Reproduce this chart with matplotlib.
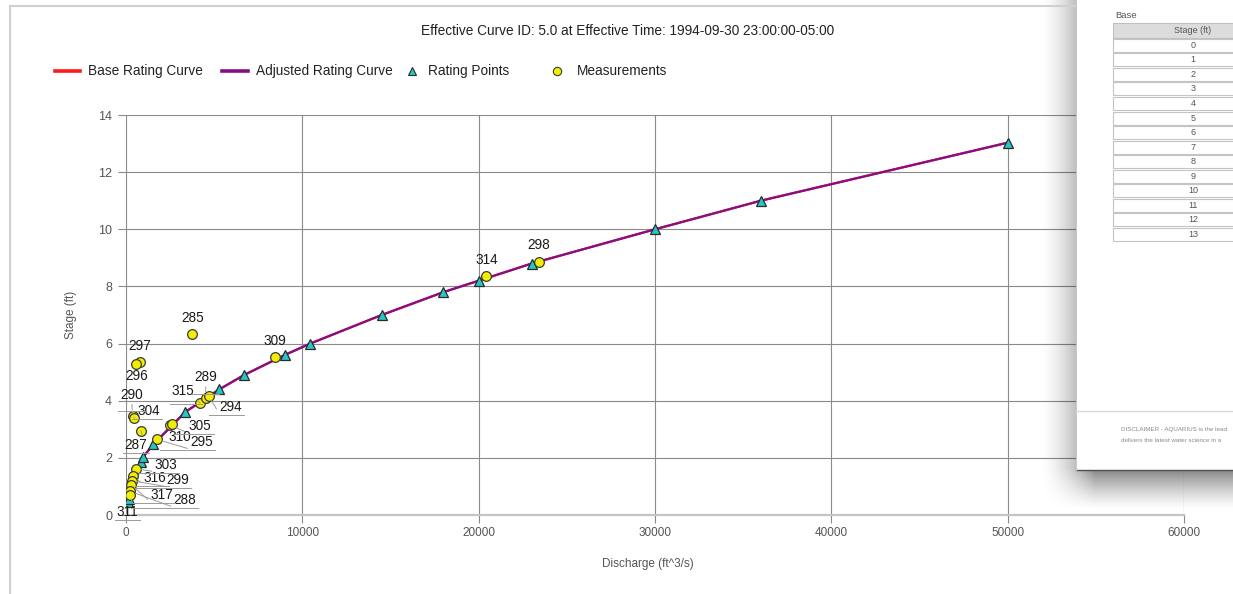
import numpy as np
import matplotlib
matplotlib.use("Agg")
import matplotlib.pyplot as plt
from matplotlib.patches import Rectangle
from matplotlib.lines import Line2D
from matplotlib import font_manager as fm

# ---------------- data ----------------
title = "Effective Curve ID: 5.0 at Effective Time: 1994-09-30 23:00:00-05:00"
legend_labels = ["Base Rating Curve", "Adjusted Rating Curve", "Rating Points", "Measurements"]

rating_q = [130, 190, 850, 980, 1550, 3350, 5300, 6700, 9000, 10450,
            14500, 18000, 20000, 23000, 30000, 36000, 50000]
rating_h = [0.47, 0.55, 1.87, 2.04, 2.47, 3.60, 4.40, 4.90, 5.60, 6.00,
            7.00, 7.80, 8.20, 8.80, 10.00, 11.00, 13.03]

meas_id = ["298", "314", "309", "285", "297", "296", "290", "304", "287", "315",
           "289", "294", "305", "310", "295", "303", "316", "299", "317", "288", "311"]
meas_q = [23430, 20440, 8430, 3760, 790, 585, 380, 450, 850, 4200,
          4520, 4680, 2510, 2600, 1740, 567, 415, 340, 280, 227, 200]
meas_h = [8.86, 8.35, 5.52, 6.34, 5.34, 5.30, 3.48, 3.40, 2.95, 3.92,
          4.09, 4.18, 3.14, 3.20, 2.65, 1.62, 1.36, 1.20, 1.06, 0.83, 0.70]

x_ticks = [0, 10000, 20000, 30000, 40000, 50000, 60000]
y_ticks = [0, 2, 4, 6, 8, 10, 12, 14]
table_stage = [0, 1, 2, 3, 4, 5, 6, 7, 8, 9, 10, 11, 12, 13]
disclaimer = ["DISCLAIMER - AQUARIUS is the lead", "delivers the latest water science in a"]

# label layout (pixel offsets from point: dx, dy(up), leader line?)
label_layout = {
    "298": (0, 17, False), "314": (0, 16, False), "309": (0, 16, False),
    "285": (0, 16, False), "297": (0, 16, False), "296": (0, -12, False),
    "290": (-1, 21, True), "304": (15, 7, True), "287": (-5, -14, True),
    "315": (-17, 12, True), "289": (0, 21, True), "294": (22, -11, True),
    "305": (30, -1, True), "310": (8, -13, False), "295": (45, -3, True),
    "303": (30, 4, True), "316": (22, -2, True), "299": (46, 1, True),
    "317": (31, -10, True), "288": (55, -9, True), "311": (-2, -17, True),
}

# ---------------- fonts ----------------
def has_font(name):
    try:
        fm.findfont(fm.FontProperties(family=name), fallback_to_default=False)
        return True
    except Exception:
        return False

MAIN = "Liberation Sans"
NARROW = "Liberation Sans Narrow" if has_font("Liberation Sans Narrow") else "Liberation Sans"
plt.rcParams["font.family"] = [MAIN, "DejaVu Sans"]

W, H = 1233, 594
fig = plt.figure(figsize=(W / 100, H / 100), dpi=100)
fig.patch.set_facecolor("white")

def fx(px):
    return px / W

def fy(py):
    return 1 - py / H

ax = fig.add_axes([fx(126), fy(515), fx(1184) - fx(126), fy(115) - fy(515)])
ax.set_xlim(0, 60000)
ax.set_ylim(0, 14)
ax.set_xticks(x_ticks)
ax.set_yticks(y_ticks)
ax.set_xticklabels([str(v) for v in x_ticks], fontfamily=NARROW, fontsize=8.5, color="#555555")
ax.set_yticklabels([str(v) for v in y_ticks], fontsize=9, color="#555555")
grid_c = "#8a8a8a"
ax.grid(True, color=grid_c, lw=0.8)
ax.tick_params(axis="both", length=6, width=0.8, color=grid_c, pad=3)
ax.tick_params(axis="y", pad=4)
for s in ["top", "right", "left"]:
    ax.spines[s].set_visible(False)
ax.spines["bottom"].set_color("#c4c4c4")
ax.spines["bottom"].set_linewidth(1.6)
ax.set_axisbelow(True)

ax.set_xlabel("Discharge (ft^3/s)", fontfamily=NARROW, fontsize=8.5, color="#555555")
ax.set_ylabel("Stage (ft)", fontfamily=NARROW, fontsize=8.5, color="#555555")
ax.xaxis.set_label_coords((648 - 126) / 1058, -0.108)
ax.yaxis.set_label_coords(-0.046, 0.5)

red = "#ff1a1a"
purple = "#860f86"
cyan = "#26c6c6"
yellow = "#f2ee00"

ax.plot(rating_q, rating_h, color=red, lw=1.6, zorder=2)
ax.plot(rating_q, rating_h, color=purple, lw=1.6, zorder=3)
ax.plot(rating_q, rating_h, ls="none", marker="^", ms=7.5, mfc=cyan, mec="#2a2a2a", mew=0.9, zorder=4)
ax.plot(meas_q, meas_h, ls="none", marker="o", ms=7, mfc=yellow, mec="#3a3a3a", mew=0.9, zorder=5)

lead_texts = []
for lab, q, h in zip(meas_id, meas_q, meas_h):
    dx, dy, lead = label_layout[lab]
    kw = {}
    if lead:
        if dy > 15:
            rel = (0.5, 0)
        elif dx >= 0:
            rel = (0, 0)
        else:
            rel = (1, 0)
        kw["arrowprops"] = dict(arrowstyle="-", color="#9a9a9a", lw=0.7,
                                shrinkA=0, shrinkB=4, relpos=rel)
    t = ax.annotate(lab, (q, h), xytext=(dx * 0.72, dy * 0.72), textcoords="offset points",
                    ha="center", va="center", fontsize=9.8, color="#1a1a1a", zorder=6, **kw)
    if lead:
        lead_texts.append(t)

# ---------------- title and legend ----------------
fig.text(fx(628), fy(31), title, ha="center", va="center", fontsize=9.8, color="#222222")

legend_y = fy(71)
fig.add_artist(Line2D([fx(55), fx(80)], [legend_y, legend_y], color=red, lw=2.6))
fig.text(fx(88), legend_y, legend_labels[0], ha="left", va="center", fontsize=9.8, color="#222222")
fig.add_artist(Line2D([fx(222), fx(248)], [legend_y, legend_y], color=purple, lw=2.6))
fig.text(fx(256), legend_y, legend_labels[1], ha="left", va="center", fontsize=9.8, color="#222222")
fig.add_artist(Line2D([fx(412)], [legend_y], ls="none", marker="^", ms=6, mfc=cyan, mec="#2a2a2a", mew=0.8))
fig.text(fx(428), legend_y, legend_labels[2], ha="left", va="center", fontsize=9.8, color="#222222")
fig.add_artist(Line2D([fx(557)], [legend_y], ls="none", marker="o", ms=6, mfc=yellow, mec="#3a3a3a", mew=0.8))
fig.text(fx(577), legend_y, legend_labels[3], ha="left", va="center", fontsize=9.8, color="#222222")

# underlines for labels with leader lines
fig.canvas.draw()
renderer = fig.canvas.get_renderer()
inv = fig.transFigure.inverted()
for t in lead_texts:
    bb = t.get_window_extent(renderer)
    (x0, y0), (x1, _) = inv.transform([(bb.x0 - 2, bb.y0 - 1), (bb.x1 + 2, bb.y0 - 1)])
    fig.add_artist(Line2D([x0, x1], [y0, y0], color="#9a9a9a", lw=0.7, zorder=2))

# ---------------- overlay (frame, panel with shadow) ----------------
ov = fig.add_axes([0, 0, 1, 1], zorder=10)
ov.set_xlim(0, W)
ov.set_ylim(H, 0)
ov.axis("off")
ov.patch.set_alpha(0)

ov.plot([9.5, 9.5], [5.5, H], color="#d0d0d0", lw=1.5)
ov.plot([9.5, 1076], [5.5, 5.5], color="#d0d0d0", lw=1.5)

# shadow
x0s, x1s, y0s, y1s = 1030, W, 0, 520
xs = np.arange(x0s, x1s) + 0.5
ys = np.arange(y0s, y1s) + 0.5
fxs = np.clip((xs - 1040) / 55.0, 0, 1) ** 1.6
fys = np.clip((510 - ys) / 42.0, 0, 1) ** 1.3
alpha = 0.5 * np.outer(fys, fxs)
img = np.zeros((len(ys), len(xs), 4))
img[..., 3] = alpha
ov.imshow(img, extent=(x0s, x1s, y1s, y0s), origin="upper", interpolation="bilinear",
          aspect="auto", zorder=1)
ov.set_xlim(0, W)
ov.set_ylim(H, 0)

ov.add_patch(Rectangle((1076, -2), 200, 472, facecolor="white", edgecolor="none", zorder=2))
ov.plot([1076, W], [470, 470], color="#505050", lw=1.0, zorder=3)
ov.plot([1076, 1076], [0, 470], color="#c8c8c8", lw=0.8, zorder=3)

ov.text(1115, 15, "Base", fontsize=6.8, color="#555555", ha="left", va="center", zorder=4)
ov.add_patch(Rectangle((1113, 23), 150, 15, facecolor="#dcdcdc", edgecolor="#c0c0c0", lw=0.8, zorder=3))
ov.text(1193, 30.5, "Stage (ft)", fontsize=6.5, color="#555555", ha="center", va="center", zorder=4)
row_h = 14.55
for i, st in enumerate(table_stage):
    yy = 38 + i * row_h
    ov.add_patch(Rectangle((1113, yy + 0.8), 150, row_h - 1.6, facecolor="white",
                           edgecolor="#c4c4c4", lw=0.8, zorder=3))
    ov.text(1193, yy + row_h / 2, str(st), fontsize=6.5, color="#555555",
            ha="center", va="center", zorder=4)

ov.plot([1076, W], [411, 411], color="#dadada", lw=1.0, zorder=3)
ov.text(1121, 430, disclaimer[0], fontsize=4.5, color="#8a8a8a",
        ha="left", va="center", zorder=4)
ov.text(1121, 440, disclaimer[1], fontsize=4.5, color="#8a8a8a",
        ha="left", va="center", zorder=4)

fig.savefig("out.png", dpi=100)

YOUR TASK
Isolate the lines that hold the word "with" and copy all of them.

ANSWER FOR THE TASK
Reproduce this chart with matplotlib.
# underlines for labels with leader lines
# ---------------- overlay (frame, panel with shadow) ----------------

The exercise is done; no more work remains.